Phase III: Transport or Elimination Phase Phase III of detoxification is mediated by transmembranespanning proteins that transport modified toxins out of cells and into the circulation. Because the toxins have been made hydrophilic through phase I and II reactions, they can be carried by the circulation to the kidneys for elimination in urine or the bile for excretion in feces. One variable that can affect the elimination of toxins is the urinary pH. For example, increasing urinary pH (i.e., alkalinization) increases the urine elimination of herbicides such as methylchlorophenoxyproprionic acid 2,4-dichlorophenoxyacetic acid.13 In fact, the American Academy of Clinical Toxicology and the European Association of Poisons Centres and Clinical Toxicologists issued a joint position paper on urine alkalinization, in which the authors noted that raising urine pH can increase the elimination of toxins such as chlorpropamide, diflunisal, fluoride, mecoprop, and many others.
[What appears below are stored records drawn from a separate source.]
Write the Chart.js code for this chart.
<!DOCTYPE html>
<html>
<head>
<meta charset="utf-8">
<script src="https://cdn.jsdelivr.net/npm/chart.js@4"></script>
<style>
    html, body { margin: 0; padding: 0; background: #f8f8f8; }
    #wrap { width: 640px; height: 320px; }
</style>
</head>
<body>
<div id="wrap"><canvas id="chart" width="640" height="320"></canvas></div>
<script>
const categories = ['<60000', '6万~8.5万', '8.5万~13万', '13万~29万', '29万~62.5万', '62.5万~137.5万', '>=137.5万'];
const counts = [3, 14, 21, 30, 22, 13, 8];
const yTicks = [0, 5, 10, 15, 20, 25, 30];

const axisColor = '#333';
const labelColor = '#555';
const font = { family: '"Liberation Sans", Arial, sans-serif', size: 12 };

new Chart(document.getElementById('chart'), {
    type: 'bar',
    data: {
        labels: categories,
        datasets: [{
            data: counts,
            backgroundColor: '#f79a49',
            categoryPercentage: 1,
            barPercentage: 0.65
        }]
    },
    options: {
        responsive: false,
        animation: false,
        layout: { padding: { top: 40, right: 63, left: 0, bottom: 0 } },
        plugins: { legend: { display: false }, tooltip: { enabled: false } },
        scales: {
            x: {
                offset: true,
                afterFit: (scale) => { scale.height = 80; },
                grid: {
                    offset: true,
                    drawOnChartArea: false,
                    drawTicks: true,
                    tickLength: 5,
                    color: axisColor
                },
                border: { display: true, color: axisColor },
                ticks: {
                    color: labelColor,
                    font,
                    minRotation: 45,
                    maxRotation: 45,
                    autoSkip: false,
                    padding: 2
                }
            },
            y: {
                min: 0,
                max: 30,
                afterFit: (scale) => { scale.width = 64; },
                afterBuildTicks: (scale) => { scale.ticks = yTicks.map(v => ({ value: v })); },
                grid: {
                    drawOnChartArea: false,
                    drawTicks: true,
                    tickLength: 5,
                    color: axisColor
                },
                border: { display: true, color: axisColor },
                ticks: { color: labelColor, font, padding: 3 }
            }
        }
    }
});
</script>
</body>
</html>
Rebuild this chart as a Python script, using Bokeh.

Balancing Methylation Process Supports a Balanced Detox Program
Methylation is the transfer of one carbon methyl group from one molecule to another that either activates or deactivates that molecule. It is the process by which our epigenetics regulate gene expression. This single carbon metabolic process is mediated by enzymes such as methyltetrahydrofolate reductase (MTHFR), catechol-O-methyltransferase (COMT), and cystathione beta-synthase (CBS). Each person’s genetic fingerprint in the form of single nucleotide polymorphisms (SNPs) dictates how efficiently these enzymes work.